Let \((\lambda _{n}) _{n=1}^{\infty }\) and \((\mu _{n}) _{n=1}^{\infty }\) be the spectra of boundary spectral problems \(L_{k}, k=0,1\), respectively, then potential q is uniquely determined by \((\lambda _{n}) _{n=1}^{\infty }\) and \((\mu _{n}) _{n=1}^{\infty }\) if \(\frac{2\pi }{5} \leqslant \tau < \frac{\pi }{2}\).

Proof

The potential q satisfies integral equation (3.16), we will show uniqueness of solution of this equation.

  • For \(t\in \left( \pi -\tau , \pi -\frac{\tau }{2}]\right) \), since \(K^{*}(t)=0,t\in \left( \pi -\tau , \pi -\frac{\tau }{2}\right] \), integral equation (3.16) have a form:

    $$\begin{aligned} \widetilde{q}(t)=f(t) \end{aligned}$$

    Function f is determined by \((\lambda _{n}) _{n=1}^{\infty }\) and \((\mu _{n}) _{n=1}^{\infty }\), then potential q(x) is determined for \(x\in (\pi -\frac{\tau }{2}, \pi ]\).

  • For \(t\in \left( \frac{\tau }{2}, \tau \right] \), since \(K^{*}(t)=0,t\in \left( \frac{\tau }{2},\tau \right] \), integral equation (3.16) have a form:

    $$\begin{aligned} \widetilde{q}(t)=f(t). \end{aligned}$$

    Function f is determined by \((\lambda _{n}) _{n=1}^{\infty }\) and \((\mu _{n}) _{n=1}^{\infty }\), then potential q is determined for \(x\in [\tau , \frac{3\tau }{2}]\).

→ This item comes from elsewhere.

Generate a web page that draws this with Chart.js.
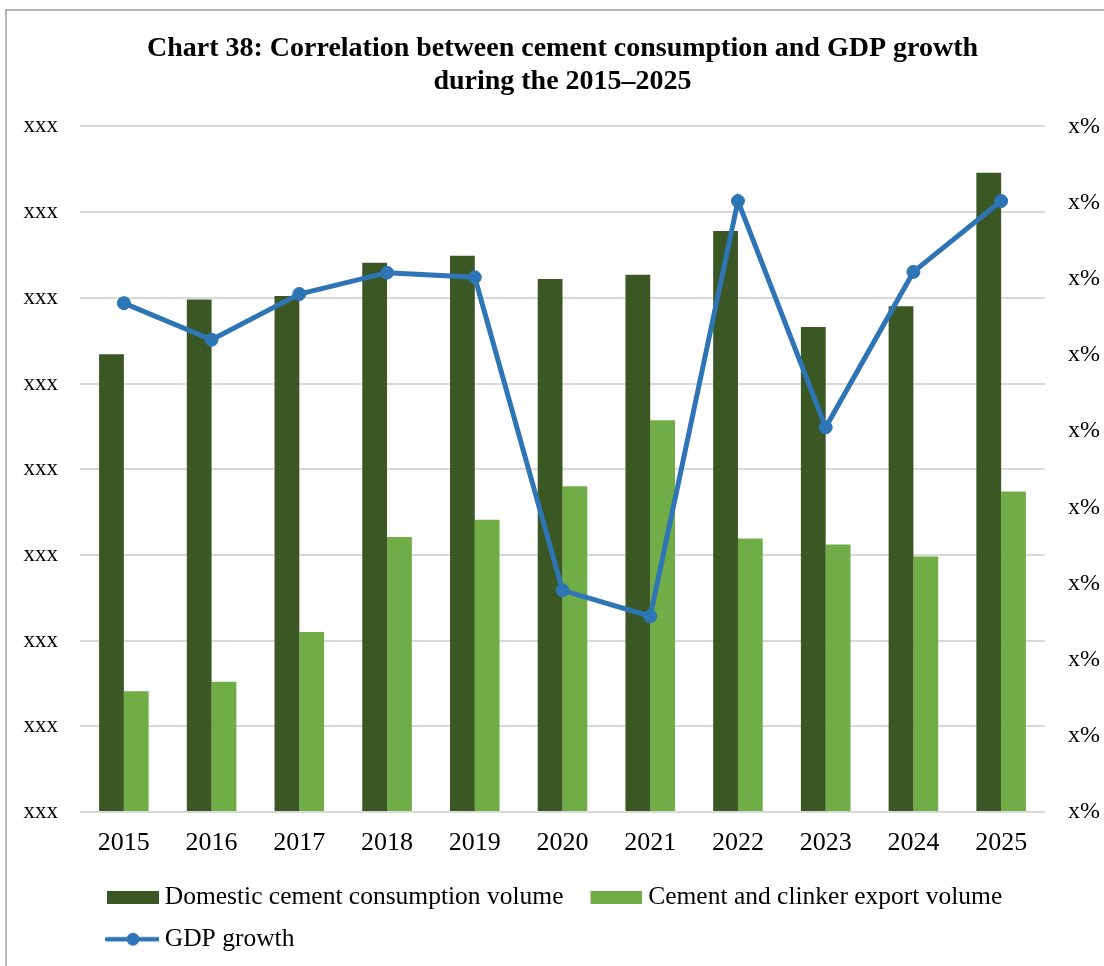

  • For \(t\in (\tau , \pi - \tau ]\), from (3.16), we have equation

    $$\begin{aligned} \widetilde{q}(t) - \int \limits _{t}^{\pi -\tau }K(s){\text{ d }}s=f(t). \end{aligned}$$

    One can easily show that arguments of the potential q appearing in the function

    $$\begin{aligned} \int \limits _{t}^{\pi -\tau }K(s){\text{ d }}s = \int \limits _{t}^{\pi -\tau }\left( q(s+\tau )\int \limits _{\tau }^{s}q(u){\text{ d }}u-q(s)\int \limits _{s+\tau }^{\pi }q(u){\text{ d }}u-\int \limits _{s+\tau }^{\pi }q(u-s)q(u){\text{ d }}u\right) {\text{ d }}s \end{aligned}$$

    belong to the intervals \([2\tau , \pi ] \subset [\pi -\frac{\tau }{2}, \pi ]\) and \( [\tau , \pi - \tau ] \subset [\tau , \frac{3\tau }{2}] \). Then the function \( \int \limits _{t}^{\pi -\tau }K(s){\text{ d }}s \) is known. Therefore from (3.16) for \(t\in (\tau , \pi - \tau ]\), we get

    $$\begin{aligned} \widetilde{q}(t) = \int \limits _{t}^{\pi -\tau }K(s){\text{ d }}s+f(t). \end{aligned}$$

    Function f is determined by \((\lambda _{n}) _{n=1}^{\infty }\) and \((\mu _{n}) _{n=1}^{\infty }\), then potential q(x) is determined for \(x\in \left( \frac{3\tau }{2}, \pi -\frac{\tau }{2}\right] \).

\(\square \)

When \(\frac{\pi }{3} \leqslant \tau < \frac{\pi }{2}\), we have same integral equation like 3.13, but in the case when \(\frac{\pi }{3} \leqslant \tau < \frac{2\pi }{5}\) not satisfied \([2\tau , \pi ] \subset [\pi -\frac{\tau }{2}, \pi ]\) and \( [\tau , \pi - \tau ] \subset [\tau , \frac{3\tau }{2}] \), and we cannot prove Theorem 3.4 on this way. Moreover, in the case when \(\frac{\pi }{3} \leqslant \tau < \frac{2\pi }{5}\) theorem of uniqueness not true. For this conclusion, the main arguments are the results published in the papers [4] and [5]. In the case when \(\frac{\pi }{3}\leqslant \tau < \frac{2\pi }{5}\) then critical interval \(\left( \frac{3\tau }{2},\pi -\tau \right) \) not equal to \(\varnothing \).